Juste devant elle, trois manifestants portent un énorme ballon de baudruche rose avec les mots "Maré" et "Amour".

Parfois, ils doivent s'abaisser pour éviter que le ballon n'éclate au contact des fils électriques emberlificotés qui forment une sorte de voute à tous les coins de rue, le long des mansardes bariolées.

Certaines d'entre elles ont leur façade criblées d'impacts de balles, témoins de la violence du quotidien. De petites fleurs jeunes ont été fixées dans les trous qui ont percé la devanture d'un magasin de matelas.

- 'Un seul corps' -

Quelques mètres plus loin, près d'un petit bistrot, Rejanne de Souza Barreto fond en larmes, avant de trouver refuge dans les bras d'autres manifestants.

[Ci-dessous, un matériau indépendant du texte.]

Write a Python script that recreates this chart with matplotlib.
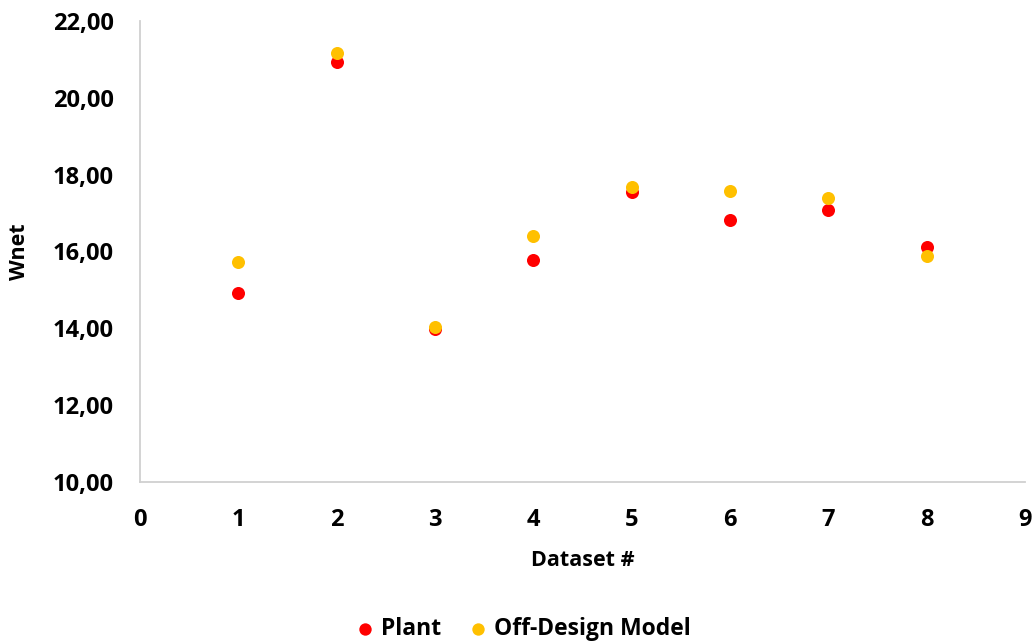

Il y a trois mois, elle a été touchée par une balle en plein thorax alors qu'elle déjeunait dans l'établissement avec sa fille. Elle a survécu, mais porte toujours le deuil de son mari, tué il y a 17 ans à Maré.

Autre lieu hautement symbolique, un pont près duquel Davison Lucas da Silva, 15 ans, a trouvé la mort en janvier.

Un groupe d'artistes vêtus de blanc et portant des écriteaux avec le mot "paix" se couche sur le lieu exact du drame, alors qu'un drone les prend en photo d'en haut.

Un rituel répété au niveau de la "Bande de Gaza", surnom donné à la ligne de démarcation entre deux zones contrôlées par des gangs rivaux de narcotrafiquants.

"Il faut montrer que nous sommes un seul corps, qui porte un message d'union et de paix", explique Patricia Pillar, actrice brésilienne qui a tourné dans de nombreux films et telenovelas à succès.

- Enfants privés d'école -

Sur une place, un groupe d'hommes âgés continue de jouer aux cartes, imperturbables, grimaçant un peu à cause du bruit mais acceptant de bonne grâce quand une militante leur colle des autocollants sur la chemise.

"Les gens doivent comprendre que le sang doit arrêter de couler", martèle Thais de Jesus, de l'association Redes da Maré (Réseaux de Maré).

"Ma maison a été atteinte à plusieurs reprises par des tirs, la dernière fois, ma petite sœur a failli être touchée. Ma mère habite ici depuis 48 ans, mais aujourd'hui, elle pense à déménager", regrette cette jeune économiste de 27 ans qui arbore fièrement sa coupe afro.

"Ici, on vit au jour le jour. Nous ne savons pas si nous allons pouvoir poursuivre le programme scolaire le lendemain, donc nous profitons à fond de chaque heure de cours", explique l'enseignante Natacha Caravalho, entourée d'une centaine d'écoliers. Elle ne compte plus les fois où elle a dû demander à ses élèves de se réfugier sous les tables alors que des échanges de tirs faisaient rage.

Une violence qui fait de plus en plus de victimes dans toutes les favelas de Rio: le nombre de morts liées à des opérations policières à Rio a bondi de 416 en 2013 à 920 en 2016, selon Amnesty International.